Scientists a step closer to developing disease resistant maize variety

Scientists at International Maize and Wheat Improvement Center (CIMMYT) at Hyderabad, India in collaboration with their counterparts in Nairobi, Kenya have conducted a genome-wide association study (GWAS) to identify regions in maize DNA that confer improved resistance to sorghum downy mildew disease in maize. SDM is an important foliar disease of maize caused by the fungus, Peronosclerospora sorghi.

We all relish corn- be it as popcorn, sweet corn or the breakfast staple- corn flakes. Maize or the Corn is the world’s leading cereal grain with a total production that has surpassed wheat or rice and India is one of the eight major maize growing countries in Asia. Unfortunately, during the monsoon season, the total productivity is limited due to the susceptibility to a number of diseases like downy mildews (DM), leaf blights, rusts, stalk rots and ear rots with DM spread throughout Asia.

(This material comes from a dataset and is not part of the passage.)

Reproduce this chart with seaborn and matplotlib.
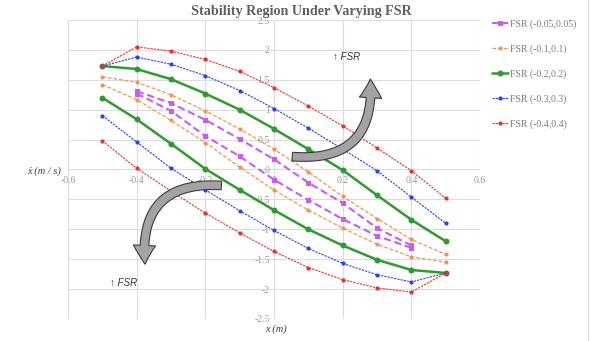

In this report, the group conducted a genome-wide association study (GWAS) for sorghum downy mildew (SDM) resistance in a panel of 368 inbred lines adapted to the Asian tropics. Along with previously reported regions conferring resistance to SDM, they identified novel SNPs in the genome that are important. SNPs or Single Nucleotide Polymorphism is a variation in a single nucleotide (basic unit of the DNA) that occurs at a specific location in the genetic code and each change or variation is present to some degree within a population.

Six of these SNPs belong to significant regions reported to be associated with DM resistance and could be useful in maize breeding programs to develop DM-resistant maize varieties. The study was led by Dr. Sudha K Nair, Senior Molecular Geneticist, CIMMYT, Hyderabad.

“Downy mildew being a devastating problem for the entire Asian maize cultivation, understanding the genetics of the trait, and using that in breeding for resistant varieties is the most ecologically efficient way of managing the disease. It is for the first time that, a panel of about 400 maize inbred lines is being used in a genome-wide association study using high density, genome-wide SNP markers of more than 300,000 for identifying genomic regions responsible for the quantitative resistance towards downy mildew in maize”, explained Dr. Nair.

Metalaxyl, a chemical that is used to kill the fungus causing DM, is less effective now as the fungus has developed resistance to it owing to its extensive use. Thus, rather than using chemicals, farmers need a more sustainable and less expensive alternative to combat SDM in maize.

“On the basis of Genome wide association (GWAS), significant number of SNPs and haplotypes observed in Asiatic tropical maize breeding lines wherein eight novel genomic regions associated with Sorghum Downy Mildew (SDM) resistance were reported for the first time in the present study. In addition, ten marker-phenotypic trait associations identified were co-located within the genes associated with SDM resistance that could provide critical information for future empirical studies for improvement of breeding programs in maize”, explained Dr. Vishal Acharya, Scientist, Functional Genomics and Complex System Lab at CSIR-Institute of Himalayan Bioresource Technology, Palampur. Dr. Acharya is not connected with the study.

Dr. Nair and her team is quite hopeful, “We are in the process of validating the resistance-associated SNP markers in our maize breeding program, which could then be shared with all our partners, both public and private, for routine use in maize breeding programs in the region”.

“The International Maize and Wheat Improvement Center, known by its Spanish acronym, CIMMYT®, is one of the 15 independent, international, non-profit agricultural research organizations that make up the CGIAR (Consultative group on International Agricultural Research) with partners in over 100 countries (www.cimmyt.org). Head-quartered in Mexico, Hyderabad is the hub for CIMMYT’s tropical maize improvement activities for Asia”, Dr. S K Nair added.

The team comprised of Zerka Rashid, Pradeep Kumar Singh, Hindu Vemuri, Pervez Haider Zaidi, and Sudha Krishnan Nair from CIMMYT, Hyderabad and Boddupalli Maruthi Prasanna, Program Director, Global Maize Program from CIMMYT, Nairobi. The study was published in journal Scientific Reports.